>> Start Provided material
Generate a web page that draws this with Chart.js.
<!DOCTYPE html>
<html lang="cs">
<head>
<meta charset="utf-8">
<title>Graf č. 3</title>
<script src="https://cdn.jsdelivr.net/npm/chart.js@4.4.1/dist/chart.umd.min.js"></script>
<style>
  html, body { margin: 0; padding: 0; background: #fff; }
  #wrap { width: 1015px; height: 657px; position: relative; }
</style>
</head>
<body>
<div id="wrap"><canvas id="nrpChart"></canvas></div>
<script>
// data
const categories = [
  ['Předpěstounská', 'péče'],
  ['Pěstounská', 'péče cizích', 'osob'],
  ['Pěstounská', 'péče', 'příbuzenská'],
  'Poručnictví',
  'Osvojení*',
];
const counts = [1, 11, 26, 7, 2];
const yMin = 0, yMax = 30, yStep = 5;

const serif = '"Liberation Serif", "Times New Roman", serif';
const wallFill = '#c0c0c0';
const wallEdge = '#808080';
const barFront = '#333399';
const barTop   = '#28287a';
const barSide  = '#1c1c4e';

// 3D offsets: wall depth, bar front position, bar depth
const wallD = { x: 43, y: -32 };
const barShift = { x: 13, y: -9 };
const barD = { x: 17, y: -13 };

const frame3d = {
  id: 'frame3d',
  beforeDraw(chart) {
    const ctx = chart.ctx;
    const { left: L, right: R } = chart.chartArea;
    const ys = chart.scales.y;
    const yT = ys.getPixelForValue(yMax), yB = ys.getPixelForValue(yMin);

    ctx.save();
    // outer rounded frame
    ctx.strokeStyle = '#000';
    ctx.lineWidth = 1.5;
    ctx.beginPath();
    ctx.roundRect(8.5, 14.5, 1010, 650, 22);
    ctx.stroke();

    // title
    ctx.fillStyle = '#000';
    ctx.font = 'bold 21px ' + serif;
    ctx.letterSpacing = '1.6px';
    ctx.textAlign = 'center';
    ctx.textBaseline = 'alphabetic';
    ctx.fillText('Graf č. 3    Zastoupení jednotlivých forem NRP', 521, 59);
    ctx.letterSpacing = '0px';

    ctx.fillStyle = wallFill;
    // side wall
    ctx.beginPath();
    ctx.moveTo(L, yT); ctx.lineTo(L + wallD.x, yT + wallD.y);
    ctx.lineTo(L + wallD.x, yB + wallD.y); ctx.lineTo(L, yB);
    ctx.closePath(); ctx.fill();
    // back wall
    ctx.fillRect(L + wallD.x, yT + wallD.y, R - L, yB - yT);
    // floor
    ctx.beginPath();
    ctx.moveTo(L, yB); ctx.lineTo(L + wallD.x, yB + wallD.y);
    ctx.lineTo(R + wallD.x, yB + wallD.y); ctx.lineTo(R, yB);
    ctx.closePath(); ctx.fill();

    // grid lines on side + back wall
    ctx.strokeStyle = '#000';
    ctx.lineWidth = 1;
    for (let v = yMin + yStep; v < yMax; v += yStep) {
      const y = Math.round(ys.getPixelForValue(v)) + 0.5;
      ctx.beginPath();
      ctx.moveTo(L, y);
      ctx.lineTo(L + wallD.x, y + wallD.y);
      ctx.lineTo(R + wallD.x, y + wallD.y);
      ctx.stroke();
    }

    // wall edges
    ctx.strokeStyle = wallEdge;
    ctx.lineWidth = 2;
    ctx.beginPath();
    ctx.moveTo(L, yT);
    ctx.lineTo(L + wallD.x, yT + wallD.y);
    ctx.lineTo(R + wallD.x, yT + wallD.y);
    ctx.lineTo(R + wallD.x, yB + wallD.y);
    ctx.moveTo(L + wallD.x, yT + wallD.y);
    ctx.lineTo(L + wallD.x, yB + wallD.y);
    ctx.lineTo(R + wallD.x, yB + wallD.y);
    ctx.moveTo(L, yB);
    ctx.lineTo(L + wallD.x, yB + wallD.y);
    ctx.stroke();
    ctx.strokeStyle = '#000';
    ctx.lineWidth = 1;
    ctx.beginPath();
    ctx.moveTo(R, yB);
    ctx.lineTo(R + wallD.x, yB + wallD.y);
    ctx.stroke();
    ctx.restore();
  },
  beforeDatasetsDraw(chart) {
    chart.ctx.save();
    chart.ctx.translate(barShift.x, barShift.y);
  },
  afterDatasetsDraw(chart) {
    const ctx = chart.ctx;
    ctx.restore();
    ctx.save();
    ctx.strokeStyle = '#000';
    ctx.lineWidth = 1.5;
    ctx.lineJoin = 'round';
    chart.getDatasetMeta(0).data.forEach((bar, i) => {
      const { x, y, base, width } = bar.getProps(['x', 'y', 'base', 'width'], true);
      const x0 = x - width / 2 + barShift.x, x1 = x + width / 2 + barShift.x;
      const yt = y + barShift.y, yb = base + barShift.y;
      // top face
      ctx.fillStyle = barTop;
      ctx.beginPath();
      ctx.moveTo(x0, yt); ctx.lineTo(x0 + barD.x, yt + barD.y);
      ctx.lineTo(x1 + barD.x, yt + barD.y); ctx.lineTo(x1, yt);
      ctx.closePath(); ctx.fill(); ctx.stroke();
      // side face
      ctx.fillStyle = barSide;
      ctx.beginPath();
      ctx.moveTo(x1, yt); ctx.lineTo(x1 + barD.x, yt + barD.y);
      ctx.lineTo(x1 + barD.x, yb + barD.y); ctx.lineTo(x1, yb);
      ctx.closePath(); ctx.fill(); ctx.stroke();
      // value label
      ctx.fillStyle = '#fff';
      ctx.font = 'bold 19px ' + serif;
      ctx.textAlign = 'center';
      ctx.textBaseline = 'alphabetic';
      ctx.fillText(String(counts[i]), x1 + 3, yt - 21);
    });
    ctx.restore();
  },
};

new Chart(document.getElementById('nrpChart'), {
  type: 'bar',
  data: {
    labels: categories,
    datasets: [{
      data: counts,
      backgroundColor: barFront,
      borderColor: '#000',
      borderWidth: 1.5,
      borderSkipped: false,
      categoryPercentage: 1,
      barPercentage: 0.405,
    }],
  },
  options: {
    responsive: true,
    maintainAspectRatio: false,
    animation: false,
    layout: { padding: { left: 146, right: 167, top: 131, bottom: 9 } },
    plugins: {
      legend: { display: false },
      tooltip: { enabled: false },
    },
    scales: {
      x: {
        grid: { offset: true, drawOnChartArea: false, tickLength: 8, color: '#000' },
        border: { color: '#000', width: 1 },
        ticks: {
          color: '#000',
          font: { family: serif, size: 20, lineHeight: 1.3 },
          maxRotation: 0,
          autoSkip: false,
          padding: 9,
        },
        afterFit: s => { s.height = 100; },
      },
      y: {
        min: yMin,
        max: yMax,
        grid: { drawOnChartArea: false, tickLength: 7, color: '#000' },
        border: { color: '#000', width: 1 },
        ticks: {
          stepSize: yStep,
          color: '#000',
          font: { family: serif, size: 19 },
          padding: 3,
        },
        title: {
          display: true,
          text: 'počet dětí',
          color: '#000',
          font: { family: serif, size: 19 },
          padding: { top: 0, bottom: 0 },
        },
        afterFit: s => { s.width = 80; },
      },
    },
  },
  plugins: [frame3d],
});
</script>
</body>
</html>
>> End Provided material
> Task details
Write out the material from the first line to the last, exactly.

> Complete output
Generate a web page that draws this with Chart.js.
<!DOCTYPE html>
<html lang="cs">
<head>
<meta charset="utf-8">
<title>Graf č. 3</title>
<script src="https://cdn.jsdelivr.net/npm/chart.js@4.4.1/dist/chart.umd.min.js"></script>
<style>
  html, body { margin: 0; padding: 0; background: #fff; }
  #wrap { width: 1015px; height: 657px; position: relative; }
</style>
</head>
<body>
<div id="wrap"><canvas id="nrpChart"></canvas></div>
<script>
// data
const categories = [
  ['Předpěstounská', 'péče'],
  ['Pěstounská', 'péče cizích', 'osob'],
  ['Pěstounská', 'péče', 'příbuzenská'],
  'Poručnictví',
  'Osvojení*',
];
const counts = [1, 11, 26, 7, 2];
const yMin = 0, yMax = 30, yStep = 5;

const serif = '"Liberation Serif", "Times New Roman", serif';
const wallFill = '#c0c0c0';
const wallEdge = '#808080';
const barFront = '#333399';
const barTop   = '#28287a';
const barSide  = '#1c1c4e';

// 3D offsets: wall depth, bar front position, bar depth
const wallD = { x: 43, y: -32 };
const barShift = { x: 13, y: -9 };
const barD = { x: 17, y: -13 };

const frame3d = {
  id: 'frame3d',
  beforeDraw(chart) {
    const ctx = chart.ctx;
    const { left: L, right: R } = chart.chartArea;
    const ys = chart.scales.y;
    const yT = ys.getPixelForValue(yMax), yB = ys.getPixelForValue(yMin);

    ctx.save();
    // outer rounded frame
    ctx.strokeStyle = '#000';
    ctx.lineWidth = 1.5;
    ctx.beginPath();
    ctx.roundRect(8.5, 14.5, 1010, 650, 22);
    ctx.stroke();

    // title
    ctx.fillStyle = '#000';
    ctx.font = 'bold 21px ' + serif;
    ctx.letterSpacing = '1.6px';
    ctx.textAlign = 'center';
    ctx.textBaseline = 'alphabetic';
    ctx.fillText('Graf č. 3    Zastoupení jednotlivých forem NRP', 521, 59);
    ctx.letterSpacing = '0px';

    ctx.fillStyle = wallFill;
    // side wall
    ctx.beginPath();
    ctx.moveTo(L, yT); ctx.lineTo(L + wallD.x, yT + wallD.y);
    ctx.lineTo(L + wallD.x, yB + wallD.y); ctx.lineTo(L, yB);
    ctx.closePath(); ctx.fill();
    // back wall
    ctx.fillRect(L + wallD.x, yT + wallD.y, R - L, yB - yT);
    // floor
    ctx.beginPath();
    ctx.moveTo(L, yB); ctx.lineTo(L + wallD.x, yB + wallD.y);
    ctx.lineTo(R + wallD.x, yB + wallD.y); ctx.lineTo(R, yB);
    ctx.closePath(); ctx.fill();

    // grid lines on side + back wall
    ctx.strokeStyle = '#000';
    ctx.lineWidth = 1;
    for (let v = yMin + yStep; v < yMax; v += yStep) {
      const y = Math.round(ys.getPixelForValue(v)) + 0.5;
      ctx.beginPath();
      ctx.moveTo(L, y);
      ctx.lineTo(L + wallD.x, y + wallD.y);
      ctx.lineTo(R + wallD.x, y + wallD.y);
      ctx.stroke();
    }

    // wall edges
    ctx.strokeStyle = wallEdge;
    ctx.lineWidth = 2;
    ctx.beginPath();
    ctx.moveTo(L, yT);
    ctx.lineTo(L + wallD.x, yT + wallD.y);
    ctx.lineTo(R + wallD.x, yT + wallD.y);
    ctx.lineTo(R + wallD.x, yB + wallD.y);
    ctx.moveTo(L + wallD.x, yT + wallD.y);
    ctx.lineTo(L + wallD.x, yB + wallD.y);
    ctx.lineTo(R + wallD.x, yB + wallD.y);
    ctx.moveTo(L, yB);
    ctx.lineTo(L + wallD.x, yB + wallD.y);
    ctx.stroke();
    ctx.strokeStyle = '#000';
    ctx.lineWidth = 1;
    ctx.beginPath();
    ctx.moveTo(R, yB);
    ctx.lineTo(R + wallD.x, yB + wallD.y);
    ctx.stroke();
    ctx.restore();
  },
  beforeDatasetsDraw(chart) {
    chart.ctx.save();
    chart.ctx.translate(barShift.x, barShift.y);
  },
  afterDatasetsDraw(chart) {
    const ctx = chart.ctx;
    ctx.restore();
    ctx.save();
    ctx.strokeStyle = '#000';
    ctx.lineWidth = 1.5;
    ctx.lineJoin = 'round';
    chart.getDatasetMeta(0).data.forEach((bar, i) => {
      const { x, y, base, width } = bar.getProps(['x', 'y', 'base', 'width'], true);
      const x0 = x - width / 2 + barShift.x, x1 = x + width / 2 + barShift.x;
      const yt = y + barShift.y, yb = base + barShift.y;
      // top face
      ctx.fillStyle = barTop;
      ctx.beginPath();
      ctx.moveTo(x0, yt); ctx.lineTo(x0 + barD.x, yt + barD.y);
      ctx.lineTo(x1 + barD.x, yt + barD.y); ctx.lineTo(x1, yt);
      ctx.closePath(); ctx.fill(); ctx.stroke();
      // side face
      ctx.fillStyle = barSide;
      ctx.beginPath();
      ctx.moveTo(x1, yt); ctx.lineTo(x1 + barD.x, yt + barD.y);
      ctx.lineTo(x1 + barD.x, yb + barD.y); ctx.lineTo(x1, yb);
      ctx.closePath(); ctx.fill(); ctx.stroke();
      // value label
      ctx.fillStyle = '#fff';
      ctx.font = 'bold 19px ' + serif;
      ctx.textAlign = 'center';
      ctx.textBaseline = 'alphabetic';
      ctx.fillText(String(counts[i]), x1 + 3, yt - 21);
    });
    ctx.restore();
  },
};

new Chart(document.getElementById('nrpChart'), {
  type: 'bar',
  data: {
    labels: categories,
    datasets: [{
      data: counts,
      backgroundColor: barFront,
      borderColor: '#000',
      borderWidth: 1.5,
      borderSkipped: false,
      categoryPercentage: 1,
      barPercentage: 0.405,
    }],
  },
  options: {
    responsive: true,
    maintainAspectRatio: false,
    animation: false,
    layout: { padding: { left: 146, right: 167, top: 131, bottom: 9 } },
    plugins: {
      legend: { display: false },
      tooltip: { enabled: false },
    },
    scales: {
      x: {
        grid: { offset: true, drawOnChartArea: false, tickLength: 8, color: '#000' },
        border: { color: '#000', width: 1 },
        ticks: {
          color: '#000',
          font: { family: serif, size: 20, lineHeight: 1.3 },
          maxRotation: 0,
          autoSkip: false,
          padding: 9,
        },
        afterFit: s => { s.height = 100; },
      },
      y: {
        min: yMin,
        max: yMax,
        grid: { drawOnChartArea: false, tickLength: 7, color: '#000' },
        border: { color: '#000', width: 1 },
        ticks: {
          stepSize: yStep,
          color: '#000',
          font: { family: serif, size: 19 },
          padding: 3,
        },
        title: {
          display: true,
          text: 'počet dětí',
          color: '#000',
          font: { family: serif, size: 19 },
          padding: { top: 0, bottom: 0 },
        },
        afterFit: s => { s.width = 80; },
      },
    },
  },
  plugins: [frame3d],
});
</script>
</body>
</html>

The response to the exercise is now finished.